From the records below, print only the part that opens with the line containing "Emit a web page" and closes with the line containing "const total = shares.reduce((a, b)"; omit the pictures.

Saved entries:
════
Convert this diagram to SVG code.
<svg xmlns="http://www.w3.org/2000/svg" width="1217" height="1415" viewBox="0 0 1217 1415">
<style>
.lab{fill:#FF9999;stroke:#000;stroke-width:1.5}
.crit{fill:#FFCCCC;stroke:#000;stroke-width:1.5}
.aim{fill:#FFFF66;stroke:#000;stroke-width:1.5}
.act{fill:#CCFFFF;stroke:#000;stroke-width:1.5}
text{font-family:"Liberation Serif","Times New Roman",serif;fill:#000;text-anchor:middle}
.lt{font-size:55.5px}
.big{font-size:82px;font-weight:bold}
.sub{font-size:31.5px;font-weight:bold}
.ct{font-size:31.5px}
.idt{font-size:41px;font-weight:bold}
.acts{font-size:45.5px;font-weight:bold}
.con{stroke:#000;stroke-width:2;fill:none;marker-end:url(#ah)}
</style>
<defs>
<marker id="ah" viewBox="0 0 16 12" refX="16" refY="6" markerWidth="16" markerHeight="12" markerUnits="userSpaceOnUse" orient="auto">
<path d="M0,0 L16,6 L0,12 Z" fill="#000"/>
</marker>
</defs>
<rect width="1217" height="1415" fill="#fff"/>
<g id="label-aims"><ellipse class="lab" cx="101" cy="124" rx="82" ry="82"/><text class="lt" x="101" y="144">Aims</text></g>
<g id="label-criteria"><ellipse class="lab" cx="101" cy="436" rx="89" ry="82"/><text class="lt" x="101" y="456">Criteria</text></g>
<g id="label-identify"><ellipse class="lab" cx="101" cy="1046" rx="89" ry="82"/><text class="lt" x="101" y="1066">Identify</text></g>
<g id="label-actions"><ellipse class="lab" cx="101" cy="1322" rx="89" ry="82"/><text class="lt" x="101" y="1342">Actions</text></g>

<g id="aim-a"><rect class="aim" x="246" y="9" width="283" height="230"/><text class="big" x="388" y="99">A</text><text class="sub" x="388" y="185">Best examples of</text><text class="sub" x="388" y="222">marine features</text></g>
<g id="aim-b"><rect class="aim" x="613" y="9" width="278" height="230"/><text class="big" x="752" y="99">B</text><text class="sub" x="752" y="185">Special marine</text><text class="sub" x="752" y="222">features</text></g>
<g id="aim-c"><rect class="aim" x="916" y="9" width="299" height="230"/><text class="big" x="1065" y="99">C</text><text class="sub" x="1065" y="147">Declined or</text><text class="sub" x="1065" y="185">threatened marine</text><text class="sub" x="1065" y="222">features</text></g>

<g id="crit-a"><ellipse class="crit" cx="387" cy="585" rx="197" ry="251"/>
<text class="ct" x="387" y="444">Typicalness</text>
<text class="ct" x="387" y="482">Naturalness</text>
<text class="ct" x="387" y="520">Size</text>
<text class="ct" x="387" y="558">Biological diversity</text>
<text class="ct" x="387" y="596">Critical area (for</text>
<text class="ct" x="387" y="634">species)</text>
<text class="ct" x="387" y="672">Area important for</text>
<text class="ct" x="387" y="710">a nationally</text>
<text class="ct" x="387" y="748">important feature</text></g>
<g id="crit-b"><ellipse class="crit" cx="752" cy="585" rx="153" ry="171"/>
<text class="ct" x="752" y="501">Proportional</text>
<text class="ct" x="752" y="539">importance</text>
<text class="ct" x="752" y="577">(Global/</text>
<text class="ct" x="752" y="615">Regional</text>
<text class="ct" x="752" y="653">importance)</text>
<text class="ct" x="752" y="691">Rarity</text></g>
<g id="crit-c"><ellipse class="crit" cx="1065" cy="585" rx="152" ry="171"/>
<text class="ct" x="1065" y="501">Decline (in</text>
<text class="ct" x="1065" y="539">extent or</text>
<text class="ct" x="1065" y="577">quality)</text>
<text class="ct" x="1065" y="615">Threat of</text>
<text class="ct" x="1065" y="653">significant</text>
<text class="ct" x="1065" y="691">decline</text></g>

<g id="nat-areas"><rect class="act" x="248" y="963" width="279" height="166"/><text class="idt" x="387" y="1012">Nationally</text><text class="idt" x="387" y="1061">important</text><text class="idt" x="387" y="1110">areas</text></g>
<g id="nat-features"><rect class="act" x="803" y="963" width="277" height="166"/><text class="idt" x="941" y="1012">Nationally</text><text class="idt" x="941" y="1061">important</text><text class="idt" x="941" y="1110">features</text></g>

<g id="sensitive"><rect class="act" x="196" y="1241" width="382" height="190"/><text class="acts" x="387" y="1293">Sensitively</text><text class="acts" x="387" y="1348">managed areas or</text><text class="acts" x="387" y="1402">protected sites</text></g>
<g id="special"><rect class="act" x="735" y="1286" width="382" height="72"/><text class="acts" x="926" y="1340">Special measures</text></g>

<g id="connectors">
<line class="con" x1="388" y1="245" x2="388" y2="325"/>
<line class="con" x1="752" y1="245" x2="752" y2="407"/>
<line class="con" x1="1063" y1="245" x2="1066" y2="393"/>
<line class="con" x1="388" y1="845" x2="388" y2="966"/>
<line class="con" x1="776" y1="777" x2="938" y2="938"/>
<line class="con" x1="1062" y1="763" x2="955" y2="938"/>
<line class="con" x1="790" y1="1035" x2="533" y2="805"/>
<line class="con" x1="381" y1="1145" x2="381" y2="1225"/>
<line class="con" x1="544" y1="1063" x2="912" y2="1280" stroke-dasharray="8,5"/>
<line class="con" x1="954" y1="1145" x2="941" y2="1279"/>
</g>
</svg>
════
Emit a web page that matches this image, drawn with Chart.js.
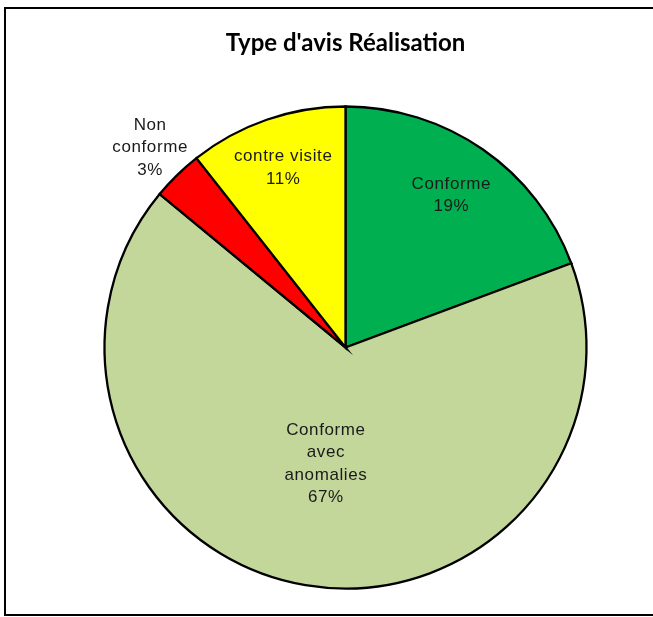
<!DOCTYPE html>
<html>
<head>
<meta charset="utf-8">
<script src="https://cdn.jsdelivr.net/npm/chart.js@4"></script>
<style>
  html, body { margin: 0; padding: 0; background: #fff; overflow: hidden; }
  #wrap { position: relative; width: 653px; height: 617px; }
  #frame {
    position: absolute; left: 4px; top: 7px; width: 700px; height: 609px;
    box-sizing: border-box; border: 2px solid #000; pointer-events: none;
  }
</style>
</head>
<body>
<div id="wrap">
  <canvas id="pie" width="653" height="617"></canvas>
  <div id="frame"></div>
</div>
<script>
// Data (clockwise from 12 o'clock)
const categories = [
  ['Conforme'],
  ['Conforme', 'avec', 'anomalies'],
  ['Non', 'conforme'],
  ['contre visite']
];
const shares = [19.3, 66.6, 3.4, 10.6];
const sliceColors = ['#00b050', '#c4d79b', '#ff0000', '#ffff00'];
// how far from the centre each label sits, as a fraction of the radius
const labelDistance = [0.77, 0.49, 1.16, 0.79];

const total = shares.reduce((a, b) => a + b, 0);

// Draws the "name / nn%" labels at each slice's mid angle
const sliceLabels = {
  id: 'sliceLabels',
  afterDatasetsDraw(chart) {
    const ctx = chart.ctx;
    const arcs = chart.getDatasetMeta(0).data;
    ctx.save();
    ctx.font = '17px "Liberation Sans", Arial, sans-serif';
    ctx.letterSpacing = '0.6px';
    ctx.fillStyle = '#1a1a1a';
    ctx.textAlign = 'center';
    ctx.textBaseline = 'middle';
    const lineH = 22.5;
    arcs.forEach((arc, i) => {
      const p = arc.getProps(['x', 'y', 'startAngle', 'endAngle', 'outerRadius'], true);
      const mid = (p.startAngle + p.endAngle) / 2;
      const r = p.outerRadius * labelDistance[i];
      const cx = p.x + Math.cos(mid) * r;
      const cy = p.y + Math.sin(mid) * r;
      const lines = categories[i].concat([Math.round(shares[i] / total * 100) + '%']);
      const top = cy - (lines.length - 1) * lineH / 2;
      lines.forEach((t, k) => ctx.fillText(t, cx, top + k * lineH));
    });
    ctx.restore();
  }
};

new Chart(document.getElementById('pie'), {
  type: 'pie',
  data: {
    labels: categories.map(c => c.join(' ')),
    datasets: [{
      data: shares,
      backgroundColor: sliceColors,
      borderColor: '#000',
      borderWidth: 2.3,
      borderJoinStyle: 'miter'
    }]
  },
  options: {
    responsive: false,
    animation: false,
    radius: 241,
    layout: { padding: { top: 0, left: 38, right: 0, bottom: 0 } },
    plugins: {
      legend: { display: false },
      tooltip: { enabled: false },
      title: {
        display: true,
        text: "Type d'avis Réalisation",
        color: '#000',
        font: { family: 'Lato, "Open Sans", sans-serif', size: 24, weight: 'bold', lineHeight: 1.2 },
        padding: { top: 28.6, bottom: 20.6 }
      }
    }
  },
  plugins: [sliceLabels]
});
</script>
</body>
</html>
════
◆ Task solution
Emit a web page that matches this image, drawn with Chart.js.
<!DOCTYPE html>
<html>
<head>
<meta charset="utf-8">
<script src="https://cdn.jsdelivr.net/npm/chart.js@4"></script>
<style>
  html, body { margin: 0; padding: 0; background: #fff; overflow: hidden; }
  #wrap { position: relative; width: 653px; height: 617px; }
  #frame {
    position: absolute; left: 4px; top: 7px; width: 700px; height: 609px;
    box-sizing: border-box; border: 2px solid #000; pointer-events: none;
  }
</style>
</head>
<body>
<div id="wrap">
  <canvas id="pie" width="653" height="617"></canvas>
  <div id="frame"></div>
</div>
<script>
// Data (clockwise from 12 o'clock)
const categories = [
  ['Conforme'],
  ['Conforme', 'avec', 'anomalies'],
  ['Non', 'conforme'],
  ['contre visite']
];
const shares = [19.3, 66.6, 3.4, 10.6];
const sliceColors = ['#00b050', '#c4d79b', '#ff0000', '#ffff00'];
// how far from the centre each label sits, as a fraction of the radius
const labelDistance = [0.77, 0.49, 1.16, 0.79];

const total = shares.reduce((a, b) => a + b, 0);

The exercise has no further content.